I was neglected as a child but they won't be. I might have chosen men to have as their fathers (unintentionally and unexpectedly on both occasions) who don't fit the shoes needed to walk the path of parenthood and I am allowed to get frustrated at their inability to love their daughters like I expect and hope but I'm parking it. Their loss. If they don't show up for parents evening, the carol concert or the end of term play it doesn't matter because I will be there. I don't need to make excuses or find a  reason  why they don't- there is no excuse for a no show over a period of 7 years. There is no excuse good enough to not want to see your daughter stand on stage and sing. One turned up once, a long time ago and complained the whole way throughout that he couldn't hear. He said it had been a waste of his time. Maybe all those days shooting without ear defenders over the last 30 years have been more so. Like I said, I'm parking it.

As for the 'Speed equals Distance over Time' father, he's parked himself so far away from his daughter's home that the only solution is to be grateful I am no longer his wife. He won't un-buy the new home by the sea with the 100 foot garden and 4 bedrooms. It just seems ludicrous to me that he has no one to put into the bedrooms and no time to run around his garden. I'd like to live by the sea, who wouldn't but not without my children. Never.

Nell will sit on a lovely plastic chair at a clean table in a small classroom filled with like-minded children and a smiling teacher. She will turn the page over and with her brand new pencil she will fill in the answers. She will do it like I never could. Already, I cannot wait to see her face at 4pm and give her the biggest hug for being so brave and so beautiful.

I guess that's the difference.

Thursday, 12 November 2015

Just goes to show.

I have so little time. The time I have I fill it with extra chances and this week, I have been happy to stretch myself that little bit further making and delivering food to a man I love who is very ill indeed.
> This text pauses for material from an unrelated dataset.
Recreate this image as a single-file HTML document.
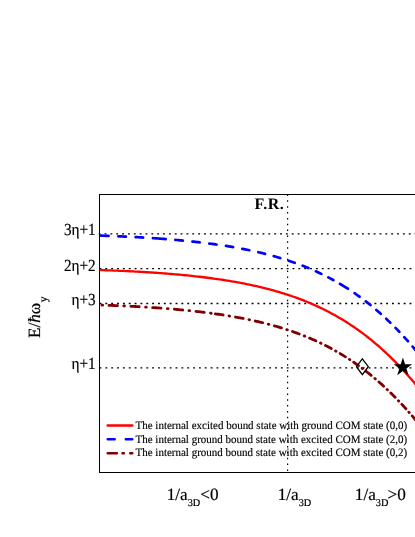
<!DOCTYPE html>
<html><head><meta charset="utf-8">
<style>
html,body{margin:0;padding:0;background:#fff;}
body{width:415px;height:537px;overflow:hidden;position:relative;font-family:"Liberation Serif",serif;}
svg{position:absolute;left:0;top:0;display:block;will-change:transform}
text{font-family:"Liberation Serif",serif;fill:#000;text-rendering:geometricPrecision}
</style></head><body>
<svg width="415" height="537" viewBox="0 0 415 537">
<rect width="415" height="537" fill="#fff"/>
<!-- dotted grid -->
<g stroke="#000" stroke-width="1.35" stroke-dasharray="1.9 3.95" fill="none">
<line x1="98.7" y1="233.9" x2="416" y2="233.9"/>
<line x1="99.5" y1="268.6" x2="416" y2="268.6"/>
<line x1="99.5" y1="303.5" x2="416" y2="303.5"/>
<line x1="99.5" y1="367.85" x2="416" y2="367.85"/>
</g>
<g stroke="#000" stroke-width="1.2" stroke-dasharray="1.5 4.35" fill="none">
<line x1="287.6" y1="194.5" x2="287.6" y2="472"/>
</g>
<!-- axes box -->
<g stroke="#000" stroke-width="1" fill="none" shape-rendering="crispEdges">
<line x1="99.5" y1="194" x2="99.5" y2="472"/>
<line x1="99" y1="194.5" x2="415" y2="194.5"/>
<line x1="99" y1="472.5" x2="415" y2="472.5"/>
</g>
<!-- curves -->
<g fill="none" stroke-linecap="round" stroke-linejoin="round">
<path id="blue" d="M101.05,235.65 L102.55,235.70 L104.05,235.75 L105.55,235.80 L107.05,235.85 L108.54,235.91 M118.37,236.29 L119.87,236.35 L121.37,236.42 L122.87,236.48 L124.37,236.55 L125.85,236.62 M135.66,237.11 L137.16,237.19 L138.66,237.27 L140.16,237.36 L141.66,237.44 L143.13,237.53 M152.93,238.14 L154.43,238.25 L155.93,238.35 L157.20,238.44 M158.25,238.51 L159.75,238.62 L161.25,238.73 L162.75,238.84 L164.25,238.96 L165.67,239.07 M175.38,239.88 L176.88,240.01 L178.38,240.15 L179.88,240.29 L181.38,240.43 L182.76,240.56 M192.41,241.54 L193.91,241.70 L195.41,241.87 L196.91,242.04 L198.41,242.21 L199.73,242.36 M209.29,243.55 L210.79,243.74 L212.29,243.95 L213.79,244.15 L215.29,244.36 L216.52,244.53 M225.96,245.95 L227.46,246.19 L228.96,246.44 L230.46,246.69 L231.96,246.94 L233.08,247.13 M242.33,248.82 L243.83,249.11 L245.33,249.41 L246.83,249.71 L248.33,250.02 L249.29,250.22 M258.30,252.21 L259.80,252.56 L261.30,252.92 L262.80,253.28 L264.30,253.65 L265.05,253.84 M273.75,256.15 L275.25,256.57 L276.75,257.00 L278.25,257.43 L279.75,257.88 L280.24,258.03 M288.57,260.66 L290.07,261.16 L291.57,261.67 L293.07,262.19 L294.57,262.71 L294.75,262.78 M302.64,265.72 L304.14,266.31 L305.64,266.92 L307.14,267.53 L308.48,268.08 M315.90,271.32 L317.40,272.00 L318.90,272.70 L320.40,273.41 L321.37,273.88 M328.32,277.37 L329.82,278.16 L331.32,278.96 L332.82,279.78 L333.43,280.11 M339.92,283.82 L341.42,284.72 L342.92,285.62 L343.20,285.80 M342.60,285.43 L344.10,286.35 L345.60,287.28 L347.10,288.23 L347.88,288.73 M354.59,293.20 L356.09,294.24 L357.59,295.30 L359.09,296.38 L359.53,296.70 M365.82,301.40 L367.32,302.57 L368.82,303.75 L370.32,304.95 L370.45,305.06 M376.34,309.95 L377.84,311.24 L379.34,312.55 L380.69,313.74 M386.22,318.79 L387.72,320.21 L389.22,321.64 L390.31,322.69 M395.52,327.87 L397.02,329.41 L398.52,330.97 L399.38,331.86 M404.30,337.15 L405.80,338.81 L407.30,340.48 L407.95,341.21 M412.62,346.59 L414.12,348.36 L415.62,350.15 L416.09,350.71" stroke="#0000ff" stroke-width="2.7"/>
<path id="red" d="M99.5,270.05 L101.5,270.11 L103.5,270.18 L105.5,270.24 L107.5,270.31 L109.5,270.39 L111.5,270.46 L113.5,270.54 L115.5,270.61 L117.5,270.70 L119.5,270.78 L121.5,270.86 L123.5,270.95 L125.5,271.04 L127.5,271.14 L129.5,271.23 L131.5,271.33 L133.5,271.44 L135.5,271.54 L137.5,271.65 L139.5,271.76 L141.5,271.87 L143.5,271.99 L145.5,272.11 L147.5,272.23 L149.5,272.36 L151.5,272.49 L153.5,272.62 L155.5,272.76 L157.5,272.90 L159.5,273.04 L161.5,273.19 L163.5,273.34 L165.5,273.49 L167.5,273.65 L169.5,273.81 L171.5,273.98 L173.5,274.15 L175.5,274.32 L177.5,274.50 L179.5,274.68 L181.5,274.87 L183.5,275.06 L185.5,275.26 L187.5,275.46 L189.5,275.66 L191.5,275.87 L193.5,276.09 L195.5,276.31 L197.5,276.53 L199.5,276.76 L201.5,277.00 L203.5,277.24 L205.5,277.49 L207.5,277.74 L209.5,278.00 L211.5,278.26 L213.5,278.53 L215.5,278.81 L217.5,279.10 L219.5,279.39 L221.5,279.68 L223.5,279.99 L225.5,280.30 L227.5,280.62 L229.5,280.94 L231.5,281.28 L233.5,281.62 L235.5,281.97 L237.5,282.33 L239.5,282.70 L241.5,283.07 L243.5,283.46 L245.5,283.85 L247.5,284.26 L249.5,284.67 L251.5,285.09 L253.5,285.53 L255.5,285.97 L257.5,286.43 L259.5,286.89 L261.5,287.37 L263.5,287.85 L265.5,288.35 L267.5,288.86 L269.5,289.39 L271.5,289.92 L273.5,290.47 L275.5,291.03 L277.5,291.61 L279.5,292.19 L281.5,292.80 L283.5,293.41 L285.5,294.04 L287.5,294.69 L289.5,295.35 L291.5,296.03 L293.5,296.72 L295.5,297.43 L297.5,298.15 L299.5,298.89 L301.5,299.65 L303.5,300.43 L305.5,301.23 L307.5,302.04 L309.5,302.88 L311.5,303.73 L313.5,304.60 L315.5,305.49 L317.5,306.41 L319.5,307.34 L321.5,308.29 L323.5,309.27 L325.5,310.27 L327.5,311.29 L329.5,312.33 L331.5,313.40 L333.5,314.49 L335.5,315.60 L337.5,316.74 L339.5,317.91 L341.5,319.09 L343.5,320.31 L345.5,321.55 L347.5,322.81 L349.5,324.10 L351.5,325.42 L353.5,326.77 L355.5,328.15 L357.5,329.55 L359.5,330.98 L361.5,332.44 L363.5,333.93 L365.5,335.45 L367.5,337.00 L369.5,338.58 L371.5,340.20 L373.5,341.84 L375.5,343.52 L377.5,345.22 L379.5,346.96 L381.5,348.74 L383.5,350.54 L385.5,352.38 L387.5,354.26 L389.5,356.17 L391.5,358.11 L393.5,360.09 L395.5,362.10 L397.5,364.15 L399.5,366.23 L401.5,368.35 L403.5,370.51 L405.5,372.70 L407.5,374.93 L409.5,377.20 L411.5,379.50 L413.5,381.84 L415.5,384.22 L417.5,386.63 L419.0,388.47" stroke="#ff0000" stroke-width="2.3" stroke-linecap="butt"/>
<path id="dred" d="M101.95,305.10 L102.65,305.12 M109.03,305.34 L110.53,305.40 L112.03,305.45 L113.53,305.51 L115.03,305.57 L116.53,305.63 L117.42,305.67 M123.80,305.94 L124.50,305.98 M130.88,306.28 L132.38,306.36 L133.88,306.44 L135.38,306.52 L136.88,306.60 L138.38,306.68 L139.24,306.73 M145.61,307.10 L146.31,307.15 M152.67,307.55 L154.17,307.66 L155.67,307.76 L157.17,307.87 L158.67,307.97 L160.17,308.08 L161.02,308.14 M167.36,308.64 L168.06,308.69 M174.40,309.23 L175.90,309.36 L177.40,309.49 L178.90,309.63 L180.40,309.77 L181.90,309.91 L182.70,309.99 M189.01,310.62 L189.70,310.69 M196.00,311.38 L197.50,311.55 L199.00,311.72 L200.50,311.90 L202.00,312.08 L203.50,312.26 L204.24,312.35 M210.50,313.16 L211.18,313.25 M215.30,313.82 L216.80,314.03 L218.30,314.25 L219.80,314.47 L221.30,314.69 L222.80,314.92 L223.11,314.97 M229.02,315.91 L229.67,316.02 M235.54,317.03 L237.04,317.30 L238.54,317.58 L240.04,317.86 L241.54,318.15 L243.04,318.44 L243.18,318.46 M248.95,319.63 L249.58,319.76 M255.29,321.01 L256.79,321.35 L258.29,321.70 L259.79,322.05 L261.29,322.41 L262.70,322.75 M268.27,324.17 L268.87,324.33 M274.36,325.83 L275.86,326.26 L277.36,326.69 L278.86,327.13 L280.36,327.58 L281.45,327.91 M286.75,329.59 L287.33,329.78 M292.53,331.54 L294.03,332.07 L295.53,332.60 L297.03,333.15 L298.53,333.71 L299.22,333.97 M304.21,335.90 L304.74,336.11 M309.61,338.13 L311.11,338.77 L312.61,339.42 L314.11,340.09 L315.61,340.77 L315.85,340.87 M320.48,343.04 L320.98,343.28 M325.49,345.52 L326.99,346.29 L328.49,347.07 L329.99,347.86 L331.25,348.54 M335.52,350.90 L335.98,351.17 M340.14,353.59 L341.64,354.49 L343.14,355.40 L344.64,356.33 L345.44,356.84 M349.37,359.36 L349.79,359.64 M353.62,362.21 L355.12,363.25 L356.62,364.30 L358.12,365.37 L358.50,365.64 M362.11,368.29 L362.50,368.59 M366.03,371.27 L366.10,371.33 M366.10,371.33 L367.60,372.50 L369.10,373.69 L370.60,374.90 L371.15,375.35 M374.90,378.47 L375.31,378.81 M378.96,381.96 L380.46,383.29 L381.96,384.64 L383.46,386.00 L383.62,386.16 M387.09,389.38 L387.46,389.74 M390.84,393.00 L392.34,394.48 L393.84,395.98 L395.17,397.32 M398.38,400.64 L398.73,401.00 M401.88,404.35 L403.38,405.98 L404.88,407.62 L405.91,408.77 M408.91,412.16 L409.24,412.53 M412.18,415.94 L413.68,417.71 L415.18,419.50 L415.96,420.44 M418.78,423.89 L419.00,424.16" stroke="#800000" stroke-width="2.8"/>
</g>
<!-- markers -->
<polygon points="362.35,358.9 368.3,366.7 362.35,374.6 356.4,366.7" fill="none" stroke="#000" stroke-width="1.3" stroke-linejoin="miter"/>
<polygon id="star" fill="#000" points="402.90,357.60 405.07,364.31 412.13,364.30 406.42,368.44 408.60,375.15 402.90,371.00 397.20,375.15 399.38,368.44 393.67,364.30 400.73,364.31"/>
<!-- legend -->
<g fill="none" stroke-width="2.45" stroke-linecap="round">
<path d="M107.7,425.4 H132.3" stroke="#ff0000"/>
<path d="M107.7,439.3 H114.7 M125.8,439.3 H132.3" stroke="#0000ff"/>
<path d="M107.7,453.3 H116.9 M122.5,453.3 H123.9 M130.2,453.3 H132.3" stroke="#800000"/>
</g>
<g font-size="11.4px" stroke="#000" stroke-width="0.15" text-rendering="geometricPrecision">
<text transform="translate(135.5,429.0) scale(0.965,1)">The internal excited bound state with ground COM state (0,0)</text>
<text transform="translate(135.5,442.8) scale(0.965,1)">The internal ground bound state with excited COM state (2,0)</text>
<text transform="translate(135.5,456.45) scale(0.965,1)">The internal ground bound state with excited COM state (0,2)</text>
</g>
<!-- F.R. -->
<text x="254.6" y="208.6" font-size="16px" font-weight="bold" letter-spacing="0.45">F.R.</text>
<!-- y tick labels -->
<g font-size="16.9px" text-anchor="end" stroke="#000" stroke-width="0.2">
<text transform="translate(95.6,235.4) scale(0.9,1)">3η+1</text>
<text transform="translate(95.6,270.8) scale(0.9,1)">2η+2</text>
<text transform="translate(95.6,305.1) scale(0.9,1)">η+3</text>
<text transform="translate(95.6,369.4) scale(0.9,1)">η+1</text>
</g>
<!-- y label -->
<g transform="translate(40.2,338) rotate(-90)">
<text x="0" y="0" font-size="17.2px" stroke="#000" stroke-width="0.2">E/<tspan font-style="italic">ħ</tspan>ω<tspan font-size="11.5px" dy="6.6" dx="0.5">y</tspan></text>
</g>
<!-- x labels -->
<g font-size="17.2px" stroke="#000" stroke-width="0.2">
<text x="166.7" y="500.2">1/a<tspan font-size="10.3px" dy="5.8">3D</tspan><tspan dy="-5.8">&lt;0</tspan></text>
<text x="277.7" y="500.2">1/a<tspan font-size="10.3px" dy="5.8">3D</tspan></text>
<text x="354.8" y="500.2">1/a<tspan font-size="10.3px" dy="5.8">3D</tspan><tspan dy="-5.8" dx="-0.8">&gt;0</tspan></text>
</g>
</svg>
</body></html>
I love his wife too. "Why are you doing this when you have so much to do already?" she asked me yesterday as I delivered a bowl of soup for them both. I smiled. I hadn't got time to go in for a chat, I wish I had. Why do I do it? Because I can.

Another friends mother is fragile and I love her too. She got a bowl of soup in a small saucepan to make the heating up of it easier. I didn't have time to get out of the car to deliver that one so I passed it through my window to a grateful smile. "Thank you" she said with more than words. 
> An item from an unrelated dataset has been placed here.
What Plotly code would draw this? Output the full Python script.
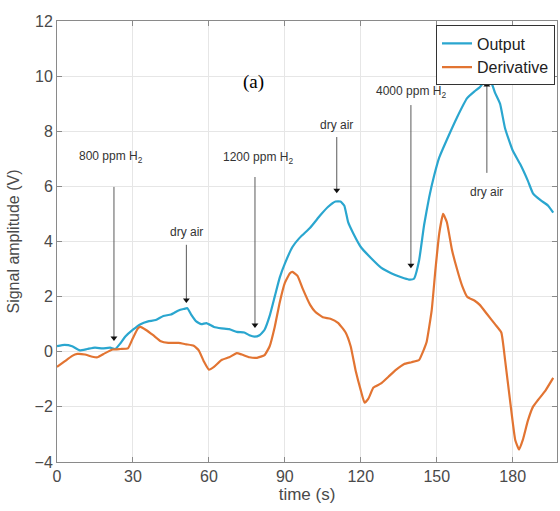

I was on my way somewhere. I usually am.

We had Parents evening this week. I won't bore you with fine details of my talented children. We all have talented children after all. As long as they are happy. I wonder if one day they might call it something else like Childrens' evening seeing as more and more fathers seem absent. Funny how the mothers never fail to turn up. Like at a school play, nativity, concert or carol service. I really did pick the shittiest of men as role models or maybe I didn't. Maybe I've taught my girls the reality already? It would have been better if I had been asked since. I haven't been asked. Both fathers have forgotten. Or maybe they just don't care.
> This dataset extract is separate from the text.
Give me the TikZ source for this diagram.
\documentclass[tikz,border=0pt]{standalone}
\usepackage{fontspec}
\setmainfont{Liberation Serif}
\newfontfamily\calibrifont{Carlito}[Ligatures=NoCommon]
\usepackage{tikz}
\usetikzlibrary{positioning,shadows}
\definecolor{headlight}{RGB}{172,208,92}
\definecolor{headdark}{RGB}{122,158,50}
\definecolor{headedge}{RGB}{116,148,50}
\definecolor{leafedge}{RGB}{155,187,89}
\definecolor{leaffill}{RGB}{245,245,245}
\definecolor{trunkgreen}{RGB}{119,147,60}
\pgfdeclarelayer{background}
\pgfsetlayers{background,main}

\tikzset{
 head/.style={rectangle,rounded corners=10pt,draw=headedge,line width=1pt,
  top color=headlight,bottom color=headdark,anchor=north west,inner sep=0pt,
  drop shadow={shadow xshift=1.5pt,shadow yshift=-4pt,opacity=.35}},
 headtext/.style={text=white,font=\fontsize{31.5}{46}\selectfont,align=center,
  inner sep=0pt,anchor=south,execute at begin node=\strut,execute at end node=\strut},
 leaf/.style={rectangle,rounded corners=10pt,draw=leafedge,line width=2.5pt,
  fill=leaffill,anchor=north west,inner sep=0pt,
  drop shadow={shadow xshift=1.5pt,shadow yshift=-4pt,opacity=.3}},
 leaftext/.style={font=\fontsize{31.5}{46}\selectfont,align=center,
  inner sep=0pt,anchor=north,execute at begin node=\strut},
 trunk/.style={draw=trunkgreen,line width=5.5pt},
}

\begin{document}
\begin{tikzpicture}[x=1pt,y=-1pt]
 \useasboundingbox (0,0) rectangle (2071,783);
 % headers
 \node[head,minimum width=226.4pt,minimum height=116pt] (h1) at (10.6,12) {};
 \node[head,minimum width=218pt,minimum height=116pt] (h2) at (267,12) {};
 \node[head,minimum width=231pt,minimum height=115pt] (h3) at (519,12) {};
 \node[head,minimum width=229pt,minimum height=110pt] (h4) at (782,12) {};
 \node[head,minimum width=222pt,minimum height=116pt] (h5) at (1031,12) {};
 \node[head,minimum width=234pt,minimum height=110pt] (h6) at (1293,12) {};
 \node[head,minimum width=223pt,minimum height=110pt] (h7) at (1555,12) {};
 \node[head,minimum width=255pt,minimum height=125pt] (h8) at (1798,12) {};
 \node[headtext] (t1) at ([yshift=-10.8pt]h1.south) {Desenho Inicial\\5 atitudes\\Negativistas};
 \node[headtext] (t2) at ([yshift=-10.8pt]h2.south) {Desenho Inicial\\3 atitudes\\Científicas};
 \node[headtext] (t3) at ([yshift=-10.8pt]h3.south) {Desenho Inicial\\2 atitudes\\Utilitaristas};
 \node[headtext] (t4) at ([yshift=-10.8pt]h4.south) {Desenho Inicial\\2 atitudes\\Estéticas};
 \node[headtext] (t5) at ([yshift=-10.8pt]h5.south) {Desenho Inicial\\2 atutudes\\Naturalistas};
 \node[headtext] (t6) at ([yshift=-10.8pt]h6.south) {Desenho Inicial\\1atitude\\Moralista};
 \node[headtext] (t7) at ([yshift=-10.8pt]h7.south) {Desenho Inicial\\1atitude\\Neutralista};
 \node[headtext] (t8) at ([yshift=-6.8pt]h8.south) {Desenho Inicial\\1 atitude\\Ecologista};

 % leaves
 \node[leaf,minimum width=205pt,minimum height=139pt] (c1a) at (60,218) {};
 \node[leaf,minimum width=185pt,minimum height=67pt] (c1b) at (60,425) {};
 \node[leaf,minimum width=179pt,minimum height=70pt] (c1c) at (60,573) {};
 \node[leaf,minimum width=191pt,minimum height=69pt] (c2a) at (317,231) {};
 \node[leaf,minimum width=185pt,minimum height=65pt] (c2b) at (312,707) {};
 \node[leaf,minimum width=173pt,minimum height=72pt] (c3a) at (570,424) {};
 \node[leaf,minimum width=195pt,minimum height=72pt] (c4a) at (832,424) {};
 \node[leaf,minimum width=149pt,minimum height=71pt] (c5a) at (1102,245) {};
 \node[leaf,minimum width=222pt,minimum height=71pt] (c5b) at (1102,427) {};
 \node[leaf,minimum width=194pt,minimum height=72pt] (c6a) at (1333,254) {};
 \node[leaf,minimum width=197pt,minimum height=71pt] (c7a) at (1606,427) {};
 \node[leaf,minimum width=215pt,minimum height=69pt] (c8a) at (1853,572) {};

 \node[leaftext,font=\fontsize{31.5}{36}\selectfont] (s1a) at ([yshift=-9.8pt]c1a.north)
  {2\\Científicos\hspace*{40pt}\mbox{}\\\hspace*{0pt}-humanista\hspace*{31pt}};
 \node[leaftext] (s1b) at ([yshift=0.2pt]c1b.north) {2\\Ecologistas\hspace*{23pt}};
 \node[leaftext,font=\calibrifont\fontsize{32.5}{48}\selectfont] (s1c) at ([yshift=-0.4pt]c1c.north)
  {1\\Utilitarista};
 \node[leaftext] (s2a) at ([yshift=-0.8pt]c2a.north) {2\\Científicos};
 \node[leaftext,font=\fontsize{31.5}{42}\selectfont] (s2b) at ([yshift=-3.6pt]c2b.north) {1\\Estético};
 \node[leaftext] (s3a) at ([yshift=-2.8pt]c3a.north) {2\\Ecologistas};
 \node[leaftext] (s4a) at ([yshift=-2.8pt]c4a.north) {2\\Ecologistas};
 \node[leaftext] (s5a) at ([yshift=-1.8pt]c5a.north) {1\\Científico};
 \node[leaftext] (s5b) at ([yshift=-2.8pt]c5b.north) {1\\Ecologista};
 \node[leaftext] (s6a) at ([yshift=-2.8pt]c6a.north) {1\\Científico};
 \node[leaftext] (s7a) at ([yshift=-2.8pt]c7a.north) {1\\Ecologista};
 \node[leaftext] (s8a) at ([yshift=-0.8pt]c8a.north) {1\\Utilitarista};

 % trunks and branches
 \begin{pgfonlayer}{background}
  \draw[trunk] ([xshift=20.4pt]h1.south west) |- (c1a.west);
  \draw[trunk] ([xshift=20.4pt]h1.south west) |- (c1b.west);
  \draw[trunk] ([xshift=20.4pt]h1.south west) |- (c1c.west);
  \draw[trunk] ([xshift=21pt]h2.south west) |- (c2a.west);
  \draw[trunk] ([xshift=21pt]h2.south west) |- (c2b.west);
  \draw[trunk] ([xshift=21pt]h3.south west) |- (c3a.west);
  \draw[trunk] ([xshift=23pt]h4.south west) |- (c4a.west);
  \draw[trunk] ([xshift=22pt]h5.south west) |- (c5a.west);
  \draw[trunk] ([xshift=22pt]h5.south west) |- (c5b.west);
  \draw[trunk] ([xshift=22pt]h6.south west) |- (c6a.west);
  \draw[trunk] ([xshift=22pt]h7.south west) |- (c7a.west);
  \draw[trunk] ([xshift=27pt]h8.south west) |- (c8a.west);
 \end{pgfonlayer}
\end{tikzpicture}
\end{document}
It's been an unusually busy week. I sit here with my most precious cup of coffee and I wonder how I will get through today. The list is longer than normal. Pop a trip to the vets at the bottom of it and an early night for my girls (fingers crossed) and by then, I will just be preparing myself to wake up tomorrow and deliver one to a friends for the day and take the other to her exam day at a school. She has a friend there. Such a relief. I am certain she will see many friendly faces. Have I done enough? Have I given her enough opportunities I wonder for the school to see passed her inability to do some of the work yet see the child I have educated the best way I thought possible and her ability to shine? I wouldn't put her towards this hurdle if I truly didn't believe the school would suit her. I loved it from the first visit. I just can't afford it. Come on karma. Please make this right.

It's time for me to wake my girls. I might have another silent cup of coffee first as I prepare their packed lunches and ignore someones ironing. I'll do that tonight or maybe tomorrow. I'll apologise. Sometimes, something's got to give and it's rare that I don't finish my list.

The hamster is on his wheel behind me. Running like crazy with that sweet look on his face. Determined to get somewhere yet I haven't a clue where he thinks he's going. That's the difference I guess. I might be a human hamster going as furiously fast behind closed doors to get things done but I know where I want to be. It would be a worry if I didn't. Right, back to my reality..

Happy Friday.

Sunday, 8 November 2015

Just sometimes..

I can't do it. Whether it be writing my will and making monumental decisions of where my girls will go and with who and what if.. If, just if, I might leave this earth before I expect to or want to or should.. Or paying an overdue speeding fine when the initial fine didn't arrive so I get a court summons and with blood running cold and no shoulder to lean on, I admit the crime before I realise that actually I am entitled to a chance to pay the regular fine not get a bigger one for someone else's mistake. Or for applying for a bursary for my daughter to get a chance of an education that I might be stretching her towards just a little bit too much with absolutely no input from her father or even an opinion from any family member because they have no opinion with every finite detail of my low income, bank balance and benefits. The shame that I cannot pay for the fees following generations of fee paying parents but I cannot. I am now the staff that they used to pay, call upon and if lucky, I might get a turkey for a Christmas bonus. Making sure I order enough oil to last the winter ahead and check my tyres, get enough dog and cat food, pay my bills and keep my job. Organise tooth fairies, wish for Father Christmas, explain the importance of Remembrance Sunday, teach bike riding, shoe lace tying, whistling and skipping. Sing a song loudly out of tune, dare watch my girls have a hobby on a horse without a hat and doing tricks, learning times tables and peeling spuds. Just sometimes, I would love to able to sit with my mother and laugh over names like Doreen and Chantalle. It was a private joke. She would get it. It wasn't a bad thing, it was just ours. Just occasionally, as I add to my story I am able to remember her brilliant sense of humour which just about overtakes her change of mood and neglect. Why oh why didn't you love that little girl? That tiny, skinny little girl who needed you to love her so much. I still don't understand.

Just sometimes, as the sea crashes against the wall and I feel free and exhilarated, I wonder if you would have stopped me wasting my time. I have wasted so much time. I have believed such lies and listened to enormous bullshit. I look at faces and see laughter and kindness. I ache for solidarity and support but I cannot off-load my lot nor will I ever step aside. I am so tired. Full of sea air and a rare days sun, wind in my hair and walking up hills, I reminded myself why I love my family and what I need to make it all better. Trouble is, will I ever trust anyone ever again? Will I ever be able to hear the words and believe them? I hope so. One day. Maybe. It's doubtful but maybe.